Chemistry - How to identify a compound as chiral or achiral

Solution 1:

Look for carbons with four different groups attached to identify potential chiral centers.

Draw your molecule with wedges and dashes and then draw a mirror image of the molecule. If the molecule in the mirror image is the same molecule, it is achiral. If they are different molecules, then it is chiral.

Here you're particularly interested in the C in the CH. However, take a look at the C in CH3. Why isn't it a chiral carbon?

Solution 2:

  1. Draw both molecules. Don't draw them flat. Alternatively, model them using Avogadro.

  2. Exchange the positions of $\ce{Br}$ and $\ce{OH}$ in the first case. Is the new molecule identical to the original one?

  3. Do the same for the dibromo-substituted compound. How is the result here?


Solution 3:

Chirality can be determined by visualising the molecule in space. Once you do that, you can check to see if there exists a non-superimposable mirror image.
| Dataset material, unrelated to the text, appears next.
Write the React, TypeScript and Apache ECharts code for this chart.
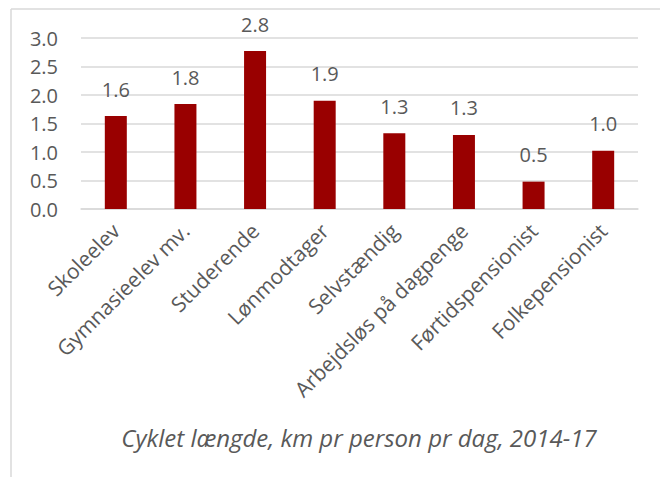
import React, { useEffect, useRef } from "react";
import * as echarts from "echarts";

const categories = [
  "Skoleelev",
  "Gymnasieelev mv.",
  "Studerende",
  "Lønmodtager",
  "Selvstændig",
  "Arbejdsløs på dagpenge",
  "Førtidspensionist",
  "Folkepensionist",
];
const values = [1.63, 1.84, 2.77, 1.9, 1.33, 1.3, 0.48, 1.02];
const yTicks = { min: 0, max: 3, interval: 0.5 };
const caption = "Cyklet længde, km pr person pr dag, 2014-17";

const FONT = "Open Sans";
const TEXT = "#595959";

export default function App() {
  const ref = useRef<HTMLDivElement>(null);
  useEffect(() => {
    if (!ref.current) return;
    const chart = echarts.init(ref.current, null, { renderer: "svg" });
    chart.setOption({
      animation: false,
      backgroundColor: "#ffffff",
      grid: { left: 81, right: 22, top: 38, bottom: 268, containLabel: false },
      xAxis: {
        type: "category",
        data: categories,
        axisTick: { show: false },
        axisLine: { show: true, lineStyle: { color: "#d9d9d9", width: 1.5 } },
        axisLabel: {
          interval: 0,
          rotate: 45,
          margin: 18,
          color: TEXT,
          fontFamily: FONT,
          fontSize: 21,
        },
      },
      yAxis: {
        type: "value",
        min: yTicks.min,
        max: yTicks.max,
        interval: yTicks.interval,
        axisLine: { show: false },
        axisTick: { show: false },
        splitLine: { lineStyle: { color: "#d9d9d9", width: 1.5 } },
        axisLabel: {
          margin: 23,
          color: TEXT,
          fontFamily: FONT,
          fontSize: 20,
          formatter: (v: number) => v.toFixed(1),
        },
      },
      series: [
        {
          type: "bar",
          data: values,
          barWidth: 22,
          itemStyle: { color: "#990000" },
          label: {
            show: true,
            position: "top",
            distance: 17,
            color: TEXT,
            fontFamily: FONT,
            fontSize: 20,
            formatter: (p: any) => Number(p.value).toFixed(1),
          },
        },
      ],
      graphic: [
        {
          type: "line",
          shape: { x1: 11, y1: 9, x2: 660, y2: 9 },
          style: { stroke: "#d9d9d9", lineWidth: 1.5 },
        },
        {
          type: "line",
          shape: { x1: 11, y1: 9, x2: 11, y2: 477 },
          style: { stroke: "#d9d9d9", lineWidth: 1.5 },
        },
        {
          type: "text",
          x: 359,
          y: 437,
          style: {
            text: caption,
            fill: TEXT,
            font: `italic 24px "${FONT}"`,
            align: "center",
            verticalAlign: "middle",
          },
        },
      ],
    });
    return () => chart.dispose();
  }, []);
  return (
    <div
      ref={ref}
      style={{ position: "absolute", left: 0, top: 0, width: 660, height: 477 }}
    />
  );
}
If this is indeed the case, then your molecule is chiral.

You can look for an asymmetric carbon atom--because this often results in chirality.

An asymmetric carbon (or chiral carbon) is, very simply, a carbon atom attached to four different groups.

With this in mind, consider your examples: 1) should thus be chiral and 2) is achiral.

Hope this makes sense.


Solution 4:

The first method I used to understand chirality was to grab some different colored zip ties and make a couple small tetrahedral structures with them, assigning a color to each different radical (say blue for $\ce{CH3}$, white for $\ce{H}$, red for $\ce{OH}$ and yellow for $\ce{Br}$.)

Then look at it by rotating the first to see if I can get the second molecule, if you can't then that molecule is chiral.